Ireland faces new threat to 12.5% corporate tax on two fronts
The European Commission is proposing a new form of a common tax base that has long been bitterly opposed by Ireland.
The European Commission has set out its stall on the overhaul of corporate tax — proposing to go even further with a new form of a common tax base that has long been bitterly opposed by Ireland.
In a 14-page document, Business Taxation for the 21st Century, which was prepared for the European Parliament, the commission has proposed going beyond the current global initiatives that have anchored Irish prosperity for the past three decades.
Specifically, it said it wants to go beyond the reforms planned by the Organisation for Economic Co-operation and Development, the OECD, and seek what it calls a Business in Europe Framework for Income Taxation, or Befit. This plan appears in many ways to set the groundwork for its existing plan for a common consolidated tax base.
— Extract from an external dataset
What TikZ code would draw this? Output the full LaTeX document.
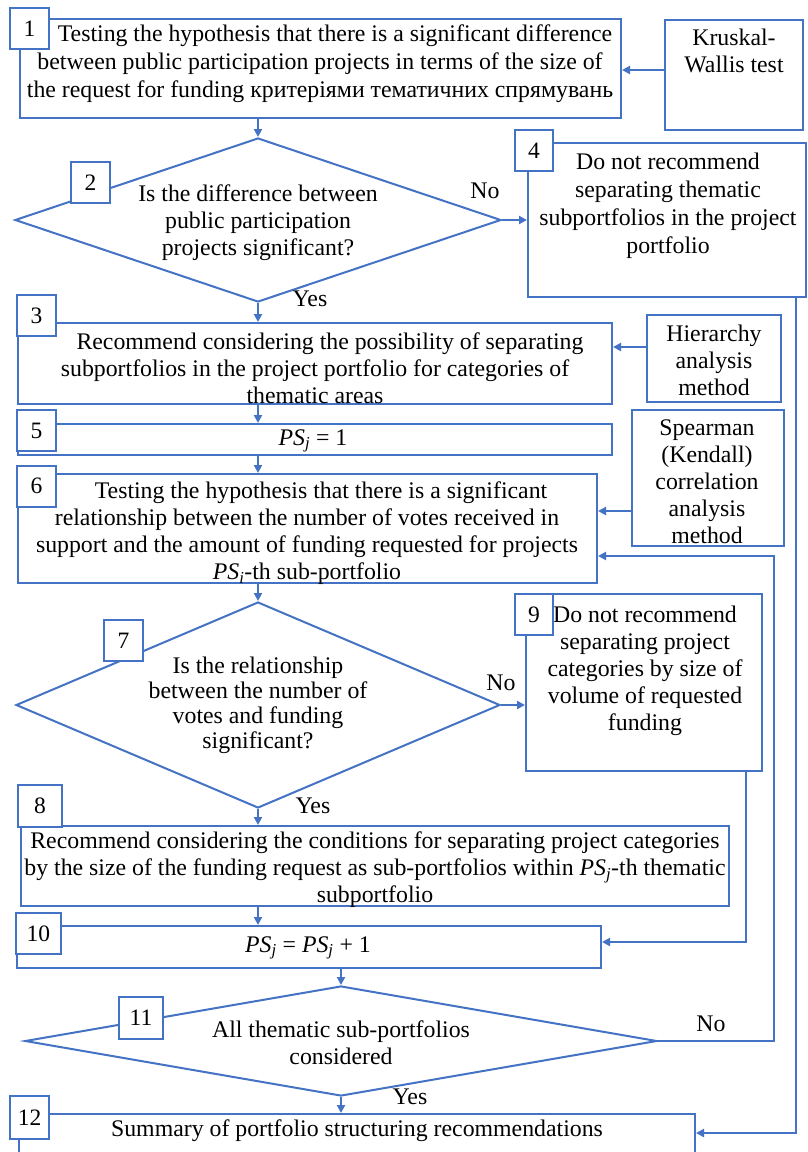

"The lack of a corporate tax system in the single market acts as a drag on competitiveness," the commission told the European Parliament.
"Befit will be a single corporate tax rulebook for the EU, based on the key features of a common tax base and the allocation of profits between member states based on a formula," it said in the document.
It proposes to consolidate "the profits of the EU members of a multinational group into a single tax base, which will then be allocated to member states using a formula, to be taxed at national corporate tax income tax rates".
The Irish Government has co-operated with the OECD process of reforming global tax and has acknowledged it will lose up to €2bn a year in corporate tax revenues under the OECD plan.
However, the State has long opposed the previous commission's plans for an EU-wide consolidated tax base. It has also become increasingly reliant on large corporates to pay for its spending programmes.
Last year, the exchequer collected €11.8bn in corporate tax revenues, of which the lion's share was accounted for by a handful of US multinationals.
The existing plans for global tax reform were given a major push after US president Joe Biden came on board in recent weeks.
The sting for Ireland in the Biden plan is his proposal to raise the Trump-era minimum tax rate on earnings generated overseas by US companies to 21%.
The higher the US minimum rate goes beyond Ireland’s 12.5%, the less potent the lure for US corporates to drop future investments into Ireland — as opposed to, say, investing in France or Germany.
The EU plan means that Ireland faces threats to its corporate tax regime on two fronts.